Exclude the pictures and return every line exactly as written.

> _RECORDED INFORMATION_
────────────────

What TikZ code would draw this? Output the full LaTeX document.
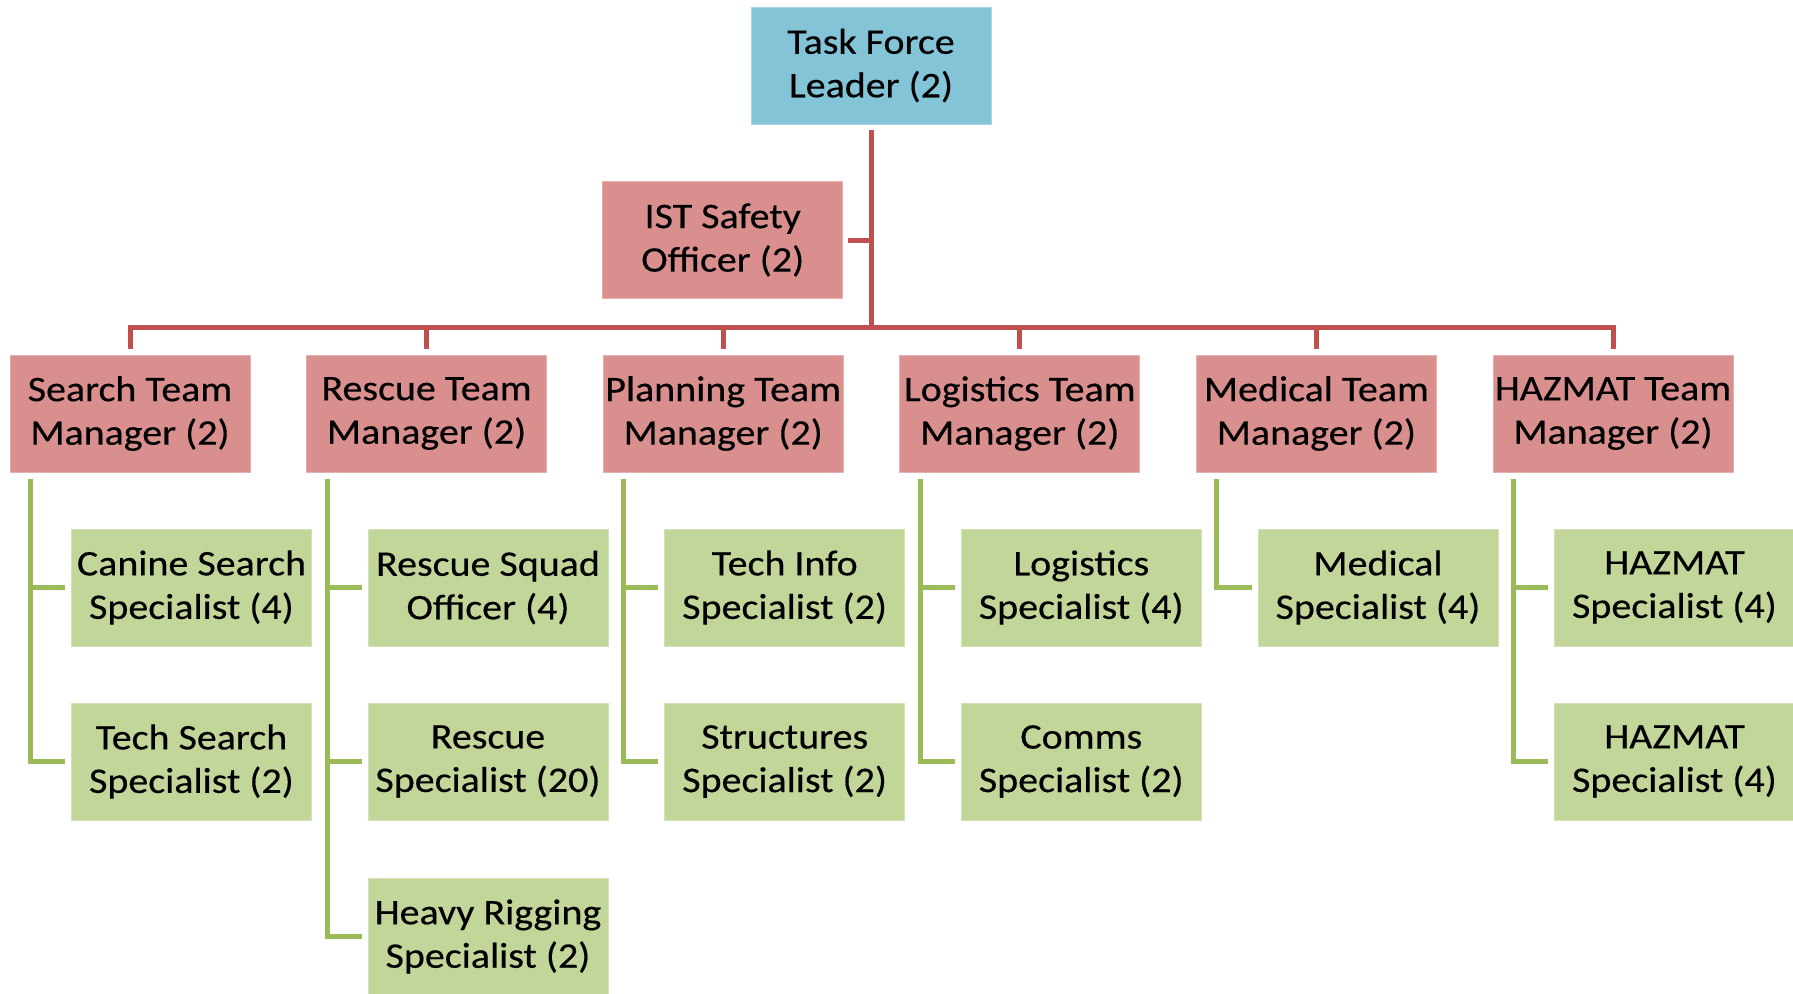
\documentclass[tikz,border=0pt]{standalone}
\usepackage{fontspec}
\setmainfont{Carlito}[FakeStretch=1.11, FakeBold=0.4]
\definecolor{leadfill}{RGB}{132,196,215}
\definecolor{mgrfill}{RGB}{217,143,141}
\definecolor{specfill}{RGB}{194,214,154}
\definecolor{redline}{RGB}{192,80,77}
\definecolor{greenline}{RGB}{155,187,89}
\tikzset{
  unit/.style={minimum width=240pt, minimum height=117pt, inner sep=0pt,
    align=center, font=\fontsize{36}{43.5}\selectfont, line width=1pt},
  leadbox/.style={unit, fill=leadfill, draw=leadfill!70!white},
  mgrbox/.style={unit, fill=mgrfill, draw=mgrfill!70!white},
  specbox/.style={unit, fill=specfill, draw=specfill!70!white},
  rl/.style={draw=redline, line width=5pt},
  gl/.style={draw=greenline, line width=5pt},
}
\begin{document}
\begin{tikzpicture}[x=1pt,y=-1pt]
\useasboundingbox (0,0) rectangle (1793,993);

% command line
\node[leadbox] (tfl) at (871,65.5) {Task Force\\Leader (2)};
\node[mgrbox] (safe) at (722.7,240) {IST Safety\\Officer (2)};
\coordinate (bar) at (0,327);

% team managers
\node[mgrbox] (m1) at (130,413.5) {Search Team\\Manager (2)};
\node[mgrbox] (m2) at (426.6,413.5) {Rescue Team\\Manager (2)};
\node[mgrbox] (m3) at (723.2,413.5) {Planning Team\\Manager (2)};
\node[mgrbox] (m4) at (1019.8,413.5) {Logistics Team\\Manager (2)};
\node[mgrbox] (m5) at (1316.4,413.5) {Medical Team\\Manager (2)};
\node[mgrbox] (m6) at (1613,413.5) {HAZMAT Team\\Manager (2)};

% specialists
\node[specbox] (s11) at (191.5,587.5) {Canine Search\\Specialist (4)};
\node[specbox] (s12) at (191.5,761.5) {Tech Search\\Specialist (2)};
\node[specbox] (s21) at (488,587.5) {Rescue Squad\\Officer (4)};
\node[specbox] (s22) at (488,761.5) {Rescue\\Specialist (20)};
\node[specbox] (s23) at (488,936.5) {Heavy Rigging\\Specialist (2)};
\node[specbox] (s31) at (784.7,587.5) {Tech Info\\Specialist (2)};
\node[specbox] (s32) at (784.7,761.5) {Structures\\Specialist (2)};
\node[specbox] (s41) at (1081.3,587.5) {Logistics\\Specialist (4)};
\node[specbox] (s42) at (1081.3,761.5) {Comms\\Specialist (2)};
\node[specbox] (s51) at (1378,587.5) {Medical\\Specialist (4)};
\node[specbox] (s61) at (1674.5,587.5) {HAZMAT\\Specialist (4)};
\node[specbox] (s62) at (1674.5,761.5) {HAZMAT\\Specialist (4)};

% red connectors
\draw[rl] ([yshift=-5pt]tfl.south) -- (tfl.south |- bar);
\draw[rl] ([xshift=5pt]safe.east) -- (safe.east -| tfl.south);
\draw[rl] ([yshift=6pt]m1.north) -- (m1.north |- bar) -- (m6.north |- bar) -- ([yshift=6pt]m6.north);
\foreach \m in {m2,m3,m4,m5}
  \draw[rl] (\m.north |- bar) -- ([yshift=6pt]\m.north);

% green connectors
\foreach \m/\s in {m1/s11,m1/s12,m2/s21,m2/s22,m2/s23,m3/s31,m3/s32,m4/s41,m4/s42,m5/s51,m6/s61,m6/s62}
  \draw[gl] ([xshift=21pt,yshift=-6pt]\m.south west) |- ([xshift=-6pt]\s.west);
\end{tikzpicture}
\end{document}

────────────────

> _TASK RESULT_
What TikZ code would draw this? Output the full LaTeX document.
\documentclass[tikz,border=0pt]{standalone}
\usepackage{fontspec}
\setmainfont{Carlito}[FakeStretch=1.11, FakeBold=0.4]
\definecolor{leadfill}{RGB}{132,196,215}
\definecolor{mgrfill}{RGB}{217,143,141}
\definecolor{specfill}{RGB}{194,214,154}
\definecolor{redline}{RGB}{192,80,77}
\definecolor{greenline}{RGB}{155,187,89}
\tikzset{
  unit/.style={minimum width=240pt, minimum height=117pt, inner sep=0pt,
    align=center, font=\fontsize{36}{43.5}\selectfont, line width=1pt},
  leadbox/.style={unit, fill=leadfill, draw=leadfill!70!white},
  mgrbox/.style={unit, fill=mgrfill, draw=mgrfill!70!white},
  specbox/.style={unit, fill=specfill, draw=specfill!70!white},
  rl/.style={draw=redline, line width=5pt},
  gl/.style={draw=greenline, line width=5pt},
}
\begin{document}
\begin{tikzpicture}[x=1pt,y=-1pt]
\useasboundingbox (0,0) rectangle (1793,993);

% command line
\node[leadbox] (tfl) at (871,65.5) {Task Force\\Leader (2)};
\node[mgrbox] (safe) at (722.7,240) {IST Safety\\Officer (2)};
\coordinate (bar) at (0,327);

% team managers
\node[mgrbox] (m1) at (130,413.5) {Search Team\\Manager (2)};
\node[mgrbox] (m2) at (426.6,413.5) {Rescue Team\\Manager (2)};
\node[mgrbox] (m3) at (723.2,413.5) {Planning Team\\Manager (2)};
\node[mgrbox] (m4) at (1019.8,413.5) {Logistics Team\\Manager (2)};
\node[mgrbox] (m5) at (1316.4,413.5) {Medical Team\\Manager (2)};
\node[mgrbox] (m6) at (1613,413.5) {HAZMAT Team\\Manager (2)};

% specialists
\node[specbox] (s11) at (191.5,587.5) {Canine Search\\Specialist (4)};
\node[specbox] (s12) at (191.5,761.5) {Tech Search\\Specialist (2)};
\node[specbox] (s21) at (488,587.5) {Rescue Squad\\Officer (4)};
\node[specbox] (s22) at (488,761.5) {Rescue\\Specialist (20)};
\node[specbox] (s23) at (488,936.5) {Heavy Rigging\\Specialist (2)};
\node[specbox] (s31) at (784.7,587.5) {Tech Info\\Specialist (2)};
\node[specbox] (s32) at (784.7,761.5) {Structures\\Specialist (2)};
\node[specbox] (s41) at (1081.3,587.5) {Logistics\\Specialist (4)};
\node[specbox] (s42) at (1081.3,761.5) {Comms\\Specialist (2)};
\node[specbox] (s51) at (1378,587.5) {Medical\\Specialist (4)};
\node[specbox] (s61) at (1674.5,587.5) {HAZMAT\\Specialist (4)};
\node[specbox] (s62) at (1674.5,761.5) {HAZMAT\\Specialist (4)};

% red connectors
\draw[rl] ([yshift=-5pt]tfl.south) -- (tfl.south |- bar);
\draw[rl] ([xshift=5pt]safe.east) -- (safe.east -| tfl.south);
\draw[rl] ([yshift=6pt]m1.north) -- (m1.north |- bar) -- (m6.north |- bar) -- ([yshift=6pt]m6.north);
\foreach \m in {m2,m3,m4,m5}
  \draw[rl] (\m.north |- bar) -- ([yshift=6pt]\m.north);

% green connectors
\foreach \m/\s in {m1/s11,m1/s12,m2/s21,m2/s22,m2/s23,m3/s31,m3/s32,m4/s41,m4/s42,m5/s51,m6/s61,m6/s62}
  \draw[gl] ([xshift=21pt,yshift=-6pt]\m.south west) |- ([xshift=-6pt]\s.west);
\end{tikzpicture}
\end{document}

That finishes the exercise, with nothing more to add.